Under the guidance of both Smith and the “internal green team,” comprised of staff from other Metro departments, as least parts of the Green Ribbon Committee's 16 goals either have been completed or addressed. They include broad aims such as reducing Metro’s greenhouse emissions, building a culture of sustainability and embracing sustainable living.
The Mayor’s Office has measured progress through “quick-win” achievements, which include simple, cost-free feats such as creating a citizen’s environmental pledge and establishing green advocacy programs within Metro departments. But more substantial early achievements include expanding Metro’s curbside recycling system and the Metro Council’s approval of a new fee to pay for upgrades to the city’s aging stormwater infrastructure.
More daunting tasks that have received attention but still lack full implementation usually are characterized as “midterm” goals. They include retrofitting 10 existing Metro buildings to attain the coveted LEED-silver certification –– which should receive a boost with $6.2 million in stimulus cash expected to be announced next month. Under the initiative, new developments like the Fulton Complex on Second Avenue and the McCabe Community Center, neither of which is required to be LEED-certified, will be constructed according to those standards.
On a separate front, Dean said some of his highest praise came after this fall’s completion of renovations to downtown Deaderick Street, which transformed the corridor into the city’s first so-called “green street” because of its breadth of environmentally conscious features.
“Government does best when it leads by example instead of imposing regulations,” Dean said. “So, we do LEED-certification. We’re doing it ourselves. But the private sector has also been great in stepping up.”
Looking ahead at long-term green goals, Dean’s greatest role could be as an advocate for greater mass-transit options. The Tennessee legislature last spring approved a request to find a dedicated source of funding for mass transit. Dean himself recently forged a coalition of Middle Tennessee mayors to begin the discussion abput regional transportation.
“Every mayor of every county and major city surrounding us recognizes that we have to have a mass-transit solution,” Dean said.
For the mayor, who makes a point to take the bus to work once a week, Bus Rapid Transit is still the preferable way to make mass transit faster and more accessible in Nashville. In September, the Metro Transit Authority began the first installment of BRT along Gallatin Road in East Nashville, a new high-tech bus route highlighted by six new hybrid buses but lacking its own BRT lanes. The idea, Dean said, is to make system more sophisticated over time as the city can afford to do so, with light rail being an option in the future.
“It’s not lost on me that cities that we compare ourselves to like Austin and Charlotte have been developing light rail,” Dean said. “We need to be moving aggressively down that path. The key thing for us is that when we first got started on this we didn’t have a means legally to have dedicated funding. Now we have the means to do it. Next we’ve got to find a source for dedicated funding, and then we’ve got to move forward as a region to plan and open mass transit.”
Dean is also distinguishing himself by encouraging more “infill development,” a phrase the mayor utters at virtually every public appearance.

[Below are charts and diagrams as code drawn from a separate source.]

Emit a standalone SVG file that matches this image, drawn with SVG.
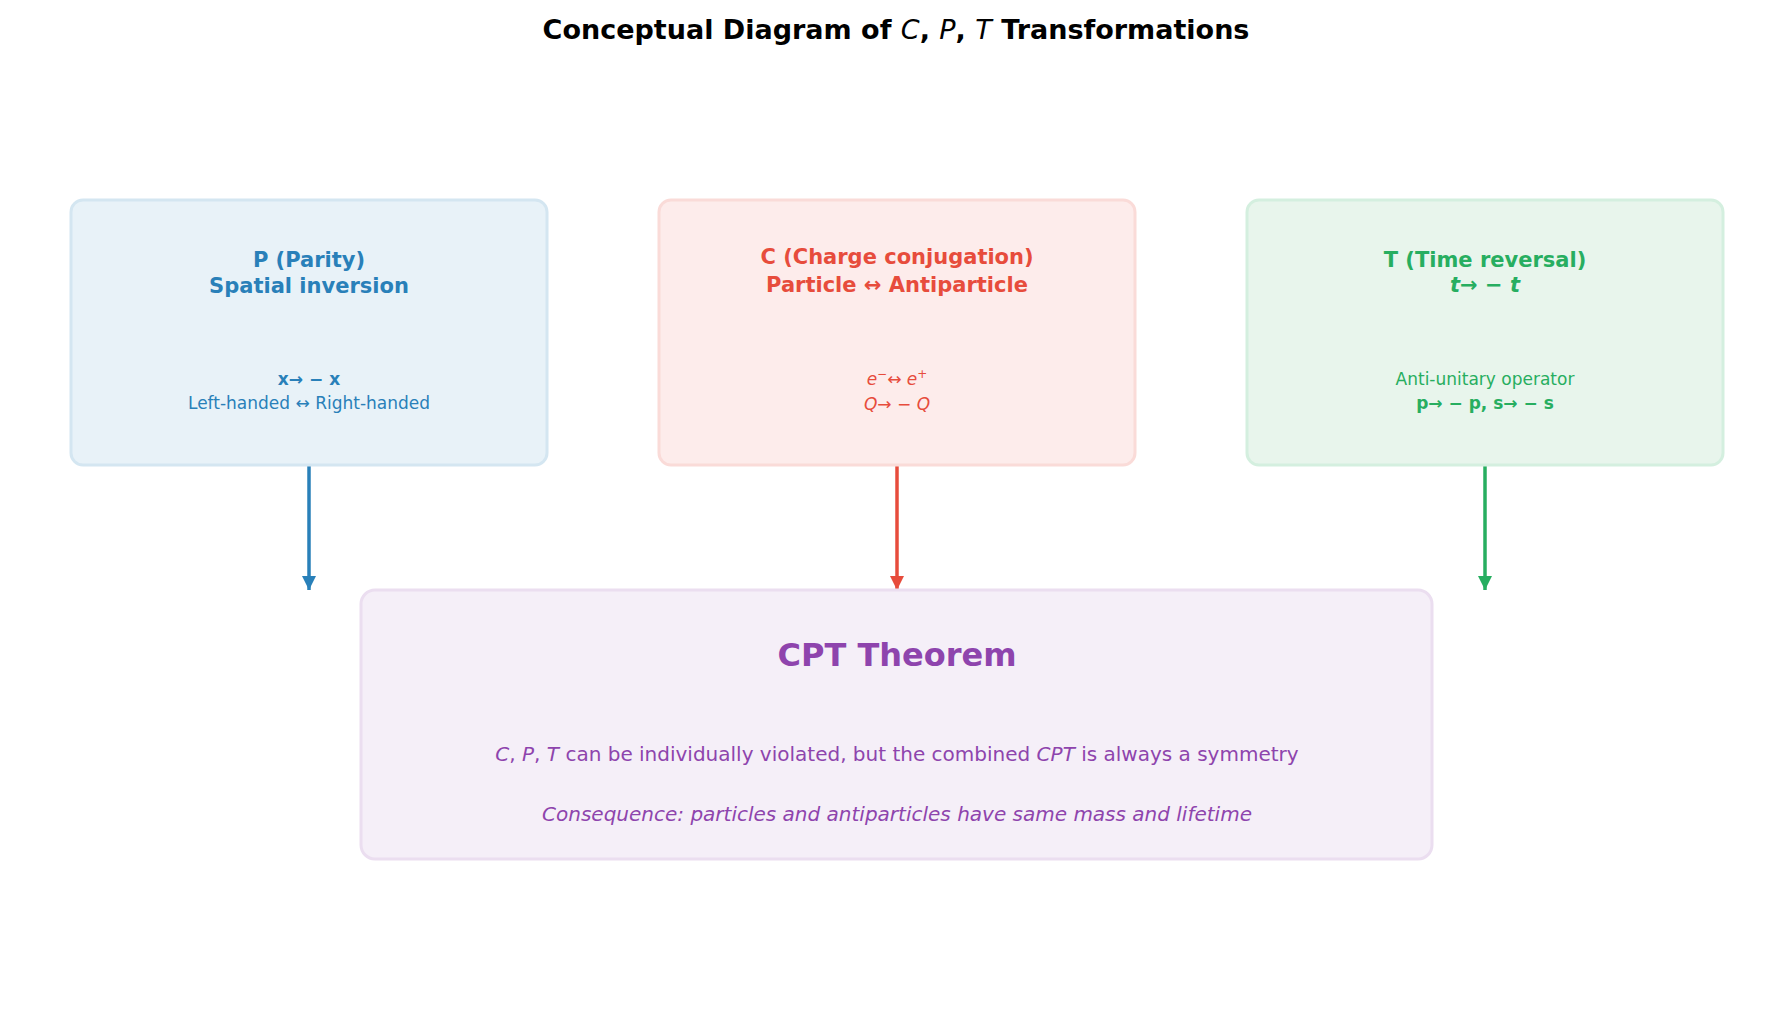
<svg xmlns="http://www.w3.org/2000/svg" width="1785" height="1033" viewBox="0 0 1785 1033">
<defs>
<marker id="ab" viewBox="0 0 10 10" refX="5" refY="10" markerWidth="4" markerHeight="4" orient="auto-start-reverse" markerUnits="strokeWidth"><path d="M0,0 L10,0 L5,10 Z" fill="#2980b9" transform="rotate(-90 5 5)"/></marker>
<marker id="ar" viewBox="0 0 10 10" refX="10" refY="5" markerWidth="4" markerHeight="4" orient="auto" markerUnits="strokeWidth"><path d="M0,0 L10,5 L0,10 Z" fill="#e74c3c"/></marker>
<marker id="ag" viewBox="0 0 10 10" refX="10" refY="5" markerWidth="4" markerHeight="4" orient="auto" markerUnits="strokeWidth"><path d="M0,0 L10,5 L0,10 Z" fill="#27ae60"/></marker>
<marker id="abl" viewBox="0 0 10 10" refX="10" refY="5" markerWidth="4" markerHeight="4" orient="auto" markerUnits="strokeWidth"><path d="M0,0 L10,5 L0,10 Z" fill="#2980b9"/></marker>
</defs>
<style>
text{font-family:"DejaVu Sans",sans-serif;text-anchor:middle}
.h{font-size:21px;font-weight:bold}
.s{font-size:17px}
.b{font-weight:bold}
.i{font-style:italic}
.box{stroke-width:3}
</style>
<rect width="1785" height="1033" fill="#fff"/>
<text x="896" y="39" style="font-size:27px;font-weight:bold" fill="#000">Conceptual Diagram of <tspan class="i" font-weight="normal">C</tspan>, <tspan class="i" font-weight="normal">P</tspan>, <tspan class="i" font-weight="normal">T</tspan> Transformations</text>
<g id="connectors" stroke-width="3.5" fill="none">
<line x1="309" y1="465" x2="309" y2="590" stroke="#2980b9" marker-end="url(#abl)"/>
<line x1="897" y1="465" x2="897" y2="590" stroke="#e74c3c" marker-end="url(#ar)"/>
<line x1="1485" y1="465" x2="1485" y2="590" stroke="#27ae60" marker-end="url(#ag)"/>
</g>
<g id="P" fill="#2980b9">
<rect class="box" x="71" y="200" width="476" height="265" rx="12" fill="#e8f2f8" stroke="#d4e6f1"/>
<text class="h" x="309" y="267">P (Parity)</text>
<text class="h" x="309" y="293">Spatial inversion</text>
<text class="s b" x="309" y="385">x→ − x</text>
<text class="s" x="309" y="409">Left-handed ↔ Right-handed</text>
</g>
<g id="C" fill="#e74c3c">
<rect class="box" x="659" y="200" width="476" height="265" rx="12" fill="#fdeceb" stroke="#fadbd8"/>
<text class="h" x="897" y="264">C (Charge conjugation)</text>
<text class="h" x="897" y="292">Particle ↔ Antiparticle</text>
<text class="s i" x="897" y="385">e<tspan dy="-7" font-size="12">−</tspan><tspan dy="7">↔ e</tspan><tspan dy="-7" font-size="12">+</tspan></text>
<text class="s i" x="897" y="410">Q→ − Q</text>
</g>
<g id="T" fill="#27ae60">
<rect class="box" x="1247" y="200" width="476" height="265" rx="12" fill="#e8f5ec" stroke="#d4efdf"/>
<text class="h" x="1485" y="267">T (Time reversal)</text>
<text class="h i" font-weight="normal" x="1485" y="292">t→ − t</text>
<text class="s" x="1485" y="385">Anti-unitary operator</text>
<text class="s b" x="1485" y="409">p→ − p, s→ − s</text>
</g>
<g id="CPT" fill="#8e44ad">
<rect class="box" x="361" y="590" width="1071" height="269" rx="14" fill="#f5eff8" stroke="#ebdef0"/>
<text x="897" y="666" style="font-size:32px;font-weight:bold">CPT Theorem</text>
<text x="897" y="761" style="font-size:20px"><tspan class="i">C</tspan>, <tspan class="i">P</tspan>, <tspan class="i">T</tspan> can be individually violated, but the combined <tspan class="i">CPT</tspan> is always a symmetry</text>
<text class="i" x="897" y="821" style="font-size:20px">Consequence: particles and antiparticles have same mass and lifetime</text>
</g>
</svg>
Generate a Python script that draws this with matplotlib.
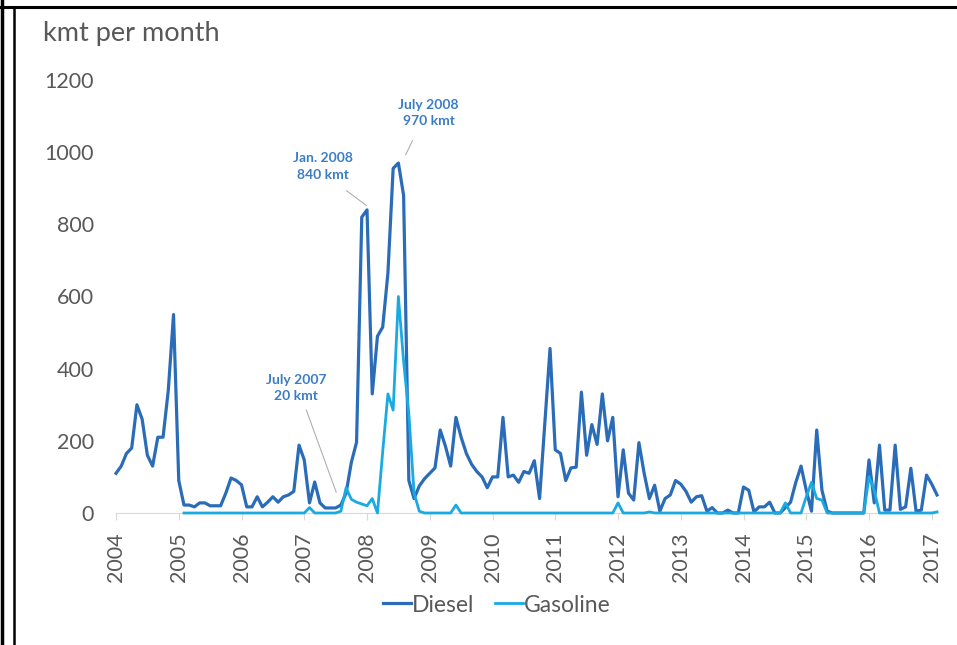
import matplotlib.pyplot as plt
from matplotlib.lines import Line2D
import numpy as np

plt.rcParams['font.family'] = ['Lato', 'DejaVu Sans']

# monthly values, Jan 2004 .. Feb 2017 (kmt per month)
diesel = [
    110, 130, 165, 180, 300, 260, 160, 130, 210, 210, 340, 550,   # 2004
    90, 22, 22, 17, 28, 28, 20, 20, 20, 55, 97, 90,                # 2005
    78, 17, 17, 45, 17, 30, 45, 30, 45, 50, 60, 188,               # 2006
    147, 28, 86, 28, 14, 14, 14, 22, 55, 140, 196, 820,            # 2007
    840, 330, 490, 515, 665, 955, 970, 880, 90, 40, 75, 95,        # 2008
    110, 125, 230, 185, 130, 265, 210, 165, 135, 115, 100, 70,     # 2009
    100, 100, 265, 100, 105, 85, 115, 110, 145, 40, 250, 456,      # 2010
    175, 165, 90, 125, 127, 335, 160, 245, 190, 330, 200, 265,     # 2011
    45, 175, 55, 36, 195, 110, 40, 77, 5, 40, 50, 90,              # 2012
    80, 60, 30, 45, 48, 5, 15, 0, 0, 8, 0, 0,                      # 2013
    72, 63, 3, 17, 17, 30, 0, 0, 15, 30, 85, 130,                  # 2014
    63, 5, 230, 63, 5, 0, 0, 0, 0, 0, 0, 0,                        # 2015
    147, 28, 188, 8, 8, 188, 10, 17, 124, 5, 8, 105,               # 2016
    80, 50,                                                        # 2017
]
gasoline = [
    None] * 13 + [
    0, 0, 0, 0, 0, 0, 0, 0, 0, 0, 0,                               # 2005
    0, 0, 0, 0, 0, 0, 0, 0, 0, 0, 0, 0,                            # 2006
    0, 15, 0, 0, 0, 0, 0, 5, 70, 38, 30, 25,                       # 2007
    20, 40, 0, 170, 330, 285, 600, 420, 275, 55, 5, 0,             # 2008
    0, 0, 0, 0, 0, 22, 0, 0, 0, 0, 0, 0,                           # 2009
    0, 0, 0, 0, 0, 0, 0, 0, 0, 0, 0, 0,                            # 2010
    0, 0, 0, 0, 0, 0, 0, 0, 0, 0, 0, 0,                            # 2011
    28, 0, 0, 0, 0, 0, 3, 0, 0, 0, 0, 0,                           # 2012
    0, 0, 0, 0, 0, 0, 0, 0, 0, 0, 0, 0,                            # 2013
    0, 0, 0, 0, 0, 0, 0, 0, 28, 0, 0, 0,                           # 2014
    45, 85, 40, 36, 0, 0, 0, 0, 0, 0, 0, 0,                        # 2015
    100, 63, 0, 0, 0, 0, 0, 0, 0, 0, 0, 0,                         # 2016
    0, 3,                                                          # 2017
]
years = list(range(2004, 2018))
yticks = [0, 200, 400, 600, 800, 1000, 1200]

# (text, point month index, point value)
notes = [("July 2007\n20 kmt", 42, 20),
         ("Jan. 2008\n840 kmt", 48, 840),
         ("July 2008\n970 kmt", 54, 970)]

months = np.arange(len(diesel))
gas = np.array([np.nan if v is None else v for v in gasoline], dtype=float)

fig = plt.figure(figsize=(9.57, 6.45), dpi=100)
ax = fig.add_axes([116/957, 1-513/645, (937-116)/957, (513-80)/645])

dcol = '#2a6cb8'
gcol = '#1aaae2'
grey = '#595959'
ax.plot(months, diesel, color=dcol, lw=2.3, label='Diesel', clip_on=False, zorder=3)
ax.plot(months, gas, color=gcol, lw=2.0, label='Gasoline', clip_on=False, zorder=4)

ax.set_xlim(0, len(diesel) - 1)
ax.set_ylim(0, 1200)
ax.set_yticks(yticks)
ax.set_yticklabels([str(v) for v in yticks])
ax.set_xticks([12*(y-2004) for y in years])
ax.set_xticklabels([str(y) for y in years], rotation=90)
ax.tick_params(axis='y', length=0, pad=16, labelsize=15.5, labelcolor=grey)
ax.tick_params(axis='x', length=5, color='#d9d9d9', pad=9, labelsize=15.5, labelcolor=grey)
for s in ['top', 'right', 'left']:
    ax.spines[s].set_visible(False)
ax.spines['bottom'].set_color('#d9d9d9')

# leader lines + labels
txt_pos = [(34.5, 346), (39.5, 960), (59.8, 1109)]
line_pos = [((36.4, 285), (42.1, 58)), ((44.1, 893), (47.9, 852)), ((56.7, 1032), (55.4, 993))]
for (label, mx, val), (tx, ty), (a, b) in zip(notes, txt_pos, line_pos):
    ax.text(tx, ty, label, ha='center', va='center', fontsize=10, fontweight='bold',
            color='#3b7dc4', linespacing=1.45)
    ax.plot([a[0], b[0]], [a[1], b[1]], color='#b0b0b0', lw=0.8)

fig.text(43/957, 1-33/645, 'kmt per month', fontsize=19.5, color=grey, va='center', ha='left')

leg = fig.legend(loc='center', bbox_to_anchor=(497/957, 1-605/645), ncol=2, frameon=False,
                 fontsize=16.5, handlelength=1.2, handletextpad=0.05, columnspacing=0.9)
for t in leg.get_texts():
    t.set_color(grey)

# picture frame
fig.add_artist(Line2D([2/957, 2/957], [0, 1], color='black', lw=2.5))
fig.add_artist(Line2D([14/957, 14/957], [0, 1-7/645], color='black', lw=1.8))
fig.add_artist(Line2D([0, 1], [1-7/645, 1-7/645], color='black', lw=2.2))

fig.savefig('out.png', dpi=100)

Dean's envisions inactive corridors such as Murfreesboro Pike, Charlotte Avenue and Nolensville Road to be home to future mixed-use developments, especially on the commercial end. That goal is the subject of an ongoing study by the Urban Land Institute’s Daniel Rose Center for Public Leadership in Land Use, which recently launched a fellowship program in Nashville connecting land use experts with Dean and other city leaders.
In addition, the Conservation Fund, a national land conservation agency, is expected to begin work soon helping Davidson County produce an open space plan, as recommended by the Green Ribbon Committee.
Protecting open space is in part why Dean advocates developing the 117-acre Tennessee State Fairgrounds, slated to shut down by the end of 2010. “There’s development potential there that could include a park and green space, things that are good for that particular community,” Dean said. “It’s also good, positive development using existing infrastructure. It’s not sprawl. It’s not taking land that is open space now.”
Let’s suppose the fairgrounds are developed, a light rail system is installed and barren parking lots are replaced with LEED-certified buildings. When will Nashville know if it’s the region’s greenest?
“I don’t know whether someone’s going to come and declare us the 'greenest city in the Southeast,’ ” Dean said. “But, it’s like education. If you set expectations and goals low, you’re going to be able to meet them. If you set expectations high, I think you’ll be able to meet them too. It just takes a little bit more work.”